House debates

Wednesday, 3 June 2015

Matters of Public Importance

Budget

3:41 pm

Photo of Anthony AlbaneseAnthony Albanese (Grayndler, Australian Labor Party, Shadow Minister for Infrastructure and Transport) Share this | Hansard source

I must say that it is pretty hard to respond to thin air. What we have had from the parliamentary secretary there is a complete failure to defend the government's position at all. This is a political movement opposite us that have never seen a working condition that they did not seek to undermine. They know that they cannot bring back Work Choices through the front door, through industrial relations reform. But Transport is just one example of where they are bringing back Work Choices through the back door. In the maritime sector they have a policy of Work Choices on water. They have an aviation proposal of Work Choices in the sky. It comes from the ideological position outlined in the Harper review. The Harper review said that 'consistent with the approach the panel recommends for other regulatory reviews, the panel considers that restrictions on cabotage for shipping and aviation should be removed'.

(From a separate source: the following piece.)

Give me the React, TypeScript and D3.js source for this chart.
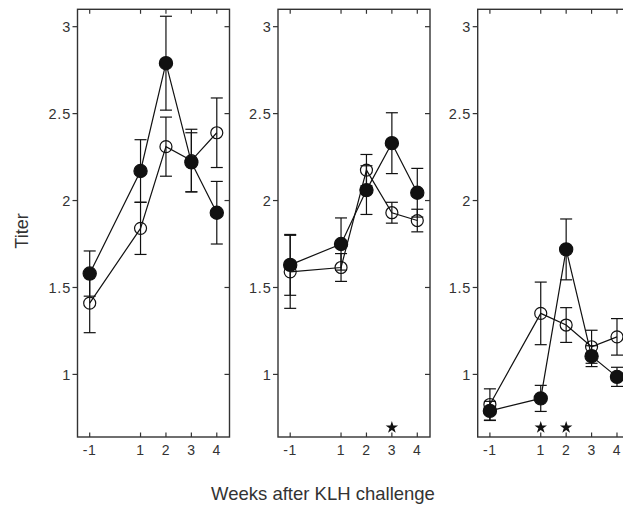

What does this not very well known idea of cabotage mean? It means that nation states understand that industries that are engaged in the global industries of shipping and aviation defend their national interests by having a preference for industries within their own borders. That is what it means. It is as simple as that. It is a national interest test. But what are we seeing from them? In aviation, we have a proposal to allow foreign airlines to fly on domestic routes. There is not a single country in the world that allows that to happen—not one. It is unprecedented. But they would allow foreign airlines to come in and undercut Australian wages and conditions, to operate in northern Australia.

This proposal is the thin end of the wedge. When they attack workers, they also attack Australian industries. So this proposal is opposed by Qantas, Virgin, Jetstar, Airnorth and Tiger. All of them employ Australians, with Australian wages and conditions—and, importantly, Australian safety standards.

We heard a lot this week about the cabinet split amid—to quote the Prime Minister—the 'come to Jesus moment'. Cabinet solidarity again has gone to hell in a handbasket. Andrew Robb is out there in the paper today bagging any suggestion that this proposal should not go forward

He speaks about vested interests. When he says vested interests, those vested interests are Australian interests, Australian jobs, Australian wages, Australian conditions and Australian industry.

In the maritime industry, they have an extraordinary proposition. If you wanted to take goods from Sydney to Melbourne on the Hume Highway, you could not bring in a Filipino truck with Filipino safety standards, employ a Filipino worker, pay them Filipino wages and have them travel from Sydney to Melbourne down the Hume Highway. It would not be allowed. But what they want is a situation where, if that journey takes place carrying Australian domestic freight on the blue highway from Sydney to Melbourne, you can have a foreign flagged vessel paying foreign wages with foreign conditions and foreign safety standards.

We saw some examples of exactly why that is inappropriate just this week on the Four Corners program. Australian ships are not the ones that have hit the Great Barrier Reef. Australian ships are not the ones that do not have the same controls over the security cards that the aviation and maritime industries have. For a government that talks a lot about borders, they want a free-for-all on our coast. They want a free-for-all where there is absolutely no protection for Australian maritime interests—none whatsoever—as well as in the skies. They are showing that they are putting their ideology before the national interest.